Today we are seeing a new revival in the field of Distributed and High Performance Computing made possible by new technological advances which are heralding an exciting time for researchers and developers in the discipline. Some of these are advances in Petascale Computing, Cloud Computing, Cell Processors, Graphics Processing Units, Multicore Systems, to name a few.
Distributed computing research today is having a major impact on what is known today as transformative research - things that really transform the way that scientists and engineers carry out new kinds of research. This means that the problems in Science and Engineering are not just about data or simulation or computing or networks or visualization, but about complex problem solving and these solutions normally involve a multitude of elements from the field of parallel and distributed computing (e.g., algorithms, software platforms, hardware).
Parallel and distributed computing remains an important and, probably the most prominent, pillar for many cyberinfrastructure developments around the world (USA’s National Science Foundation, Australian Research Council, European Frameworks, etc). As an example, in the USA, the TeraGrid and the new Extreme Digital initiative will heavily relay on HPC to support national scientific computing communities and research and development. In Australia the NCRIS initiative plays a similar role. These initiatives enable a wider range of people to access HPC facilities with resources being available without worrying about where the jobs are stored or computed. This creates more opportunities for research in distributed computing and impact many field of endeavour.

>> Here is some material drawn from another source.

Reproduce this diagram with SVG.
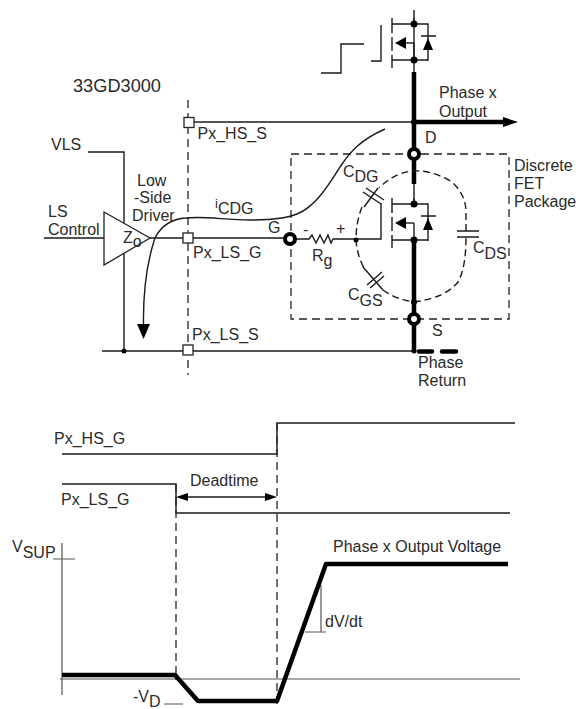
<svg xmlns="http://www.w3.org/2000/svg" width="576" height="709" viewBox="0 0 576 709">
<style>
text{font-family:"Liberation Sans",Arial,sans-serif;font-size:16px;fill:#2a2a2a}
.s{font-size:18.2px}
.l{fill:none;stroke:#1a1a1a;stroke-width:1.4}
.g{fill:none;stroke:#555;stroke-width:1.2}
.t{fill:none;stroke:#000;stroke-width:4.5}
.d{fill:none;stroke:#222;stroke-width:1.3;stroke-dasharray:8 5}
.f{fill:#000;stroke:none}
.n{fill:#fff;stroke:#222;stroke-width:1.3}
.o{fill:#fff;stroke:#000;stroke-width:4}
</style>
<defs>
<g id="fet">
<path class="l" d="M-22 -6V9M-22 13V27M-22 31V44M-22 0H14V12M14 36H-22M0 0V-6M0 19V36M14 37V12M7 12H22"/>
<path class="l" d="M0 19H-8"/>
<path class="f" d="M-19 19L-8 13V25Z M14 14L9 26H19Z"/>
<circle class="f" cx="0" cy="0" r="3.5"/>
<circle class="f" cx="0" cy="36" r="3.5"/>
</g>
</defs>
<g id="connectors">
<path class="l" d="M414 10V72M321 73H341V44H364M381 25V61H371"/>
<path class="t" d="M414 72V184M414 240V352"/>
<path class="t" d="M414 122H505"/>
<path class="f" d="M503 117L518 122L503 127Z"/>
<path class="l" d="M188 122H414"/>
<path class="l" d="M44 238H104M150 238H290M88 152H124V351M102 351H414"/>
<path class="l" d="M290 239H309L312 235L316 243L320 235L324 243L328 235L331 243L333 239H381V203"/>
<path class="l" d="M414 184V204"/>
<path class="t" d="M419 351.500H432M442 351.500H456" stroke-linecap="round"/>
<path class="d" d="M188 100V375"/>
<path class="l" d="M143.500 326C143 295 147 262 155 238C161 226 170 219 186 218C205 216 225 220 250 220C270 220 285 219 297 214C315 207 328 186 340 167C350 152 360 140 385 129"/>
<path class="f" d="M137 324H150L143.500 339Z"/>
<path class="l" stroke-dasharray="7 4" d="M362 207Q356 222 356 240Q357 255 364 268M383 290Q395 299 414 302Q445 298 458 282Q466 268 466 237M466 231V212Q466 195 452 182Q432 170 414 171Q395 172 379 188"/>
<path class="l" d="M457 231H479M457 237H479"/>
<path class="l" d="M363 192L381 204M366 188L384 200M364 207L378 188"/>
<path class="l" d="M367 285L382 272M370 288L384 276M363 267L383 290"/>
<circle class="f" cx="124" cy="351" r="2.500"/>
<circle class="f" cx="356" cy="240" r="2.500"/>
<circle class="f" cx="414" cy="302" r="3"/>
<circle class="f" cx="414" cy="122" r="3"/>
<circle class="f" cx="414" cy="351" r="2.500"/>
</g>
<g id="hs-fet"><use href="#fet" transform="translate(414 24)"/></g>
<g id="ls-fet"><use href="#fet" transform="translate(414 204)"/></g>
<g id="package"><rect class="d" x="291" y="154" width="218" height="165"/></g>
<g id="driver"><path class="n" d="M104 212L150 238L104 265Z"/></g>
<g id="pad-hs"><rect class="n" x="184" y="117.500" width="10" height="10"/></g>
<g id="pad-lsg"><rect class="n" x="183" y="233" width="10" height="10"/></g>
<g id="pad-lss"><rect class="n" x="183" y="345" width="10" height="10"/></g>
<g id="term-d"><circle class="o" cx="414" cy="154" r="5"/></g>
<g id="term-s"><circle class="o" cx="414" cy="319" r="5"/></g>
<g id="term-g"><circle class="o" cx="290" cy="239" r="5"/></g>
<g id="labels">
<text x="73" y="92" class="s">33GD3000</text>
<text x="51" y="150">VLS</text>
<text x="48" y="217">LS</text>
<text x="48" y="235">Control</text>
<text x="137" y="186">Low</text>
<text x="134" y="203">-Side</text>
<text x="132" y="221">Driver</text>
<text x="123" y="243">Z<tspan dy="4">o</tspan></text>
<text x="197.500" y="139">Px_HS_S</text>
<text x="193" y="258">Px_LS_G</text>
<text x="192" y="340">Px_LS_S</text>
<text x="215" y="208" style="font-size:13px">i<tspan style="font-size:16px" dy="6">CDG</tspan></text>
<text x="268" y="233">G</text>
<text x="439" y="98">Phase x</text>
<text x="439" y="117">Output</text>
<text x="425" y="143">D</text>
<text x="514" y="171">Discrete</text>
<text x="514" y="189">FET</text>
<text x="514" y="207">Package</text>
<text x="343" y="177">C<tspan dy="5">DG</tspan></text>
<text x="473" y="253">C<tspan dy="6">DS</tspan></text>
<text x="348" y="300">C<tspan dy="6">GS</tspan></text>
<text x="303" y="235">-</text>
<text x="336" y="234">+</text>
<text x="312" y="261">R<tspan dy="5">g</tspan></text>
<text x="432" y="336">S</text>
<text x="418" y="368">Phase</text>
<text x="418" y="386">Return</text>
<text x="54" y="444">Px_HS_G</text>
<text x="61" y="505">Px_LS_G</text>
<text x="190" y="486">Deadtime</text>
<text x="12" y="552">V<tspan dy="6">SUP</tspan></text>
<text x="333" y="552">Phase x Output Voltage</text>
<text x="325" y="627">dV/dt</text>
<text x="133" y="702">-V<tspan dy="5">D</tspan></text>
</g>
<g id="timing">
<path class="l" d="M62 454H277V423H515M62 484H176V513H510"/>
<path class="d" d="M176 484V680M277 423V709" stroke-dasharray="7 6" stroke-width="1"/>
<path class="l" d="M188 497H265"/>
<path class="f" d="M176 497L188 493V501Z M277 497L265 493V501Z"/>
<path class="g" d="M62 543V695M53 559H75M60 679H520M321 585V632M305 632H326M164 704H183"/>
<path class="t" d="M62 675H175L198 701H277L326 564H508" stroke-linejoin="round"/>
</g>
</svg>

Another important advent is Petascale Computing which naturally leads us into the massive data problem. These are the kind of problems that arise in many disciplines, with entire communities concerned about how to deal with the data deluge as well as the kind of computation that goes with it. There will be so much data out there and the way of doing science will change so much. In this case, the hardest job is not the ‘science’ itself but figuring out how to meaningfully turn it into a problem that can be parallelized and solved on a distributed computing platform (cluster, grid, cloud, etc) and made to work properly when scaled.
Providing a stronger sense of the distributed architecture for how everything fits together and then making sure that the different components are integrated would go a long way toward changing the mindset of scientists from other disciplines. This is a golden opportunity for distributed computing researchers and developers to lead the way by engaging scientists and engineers that are working at the boundaries of multiple scientific cultures.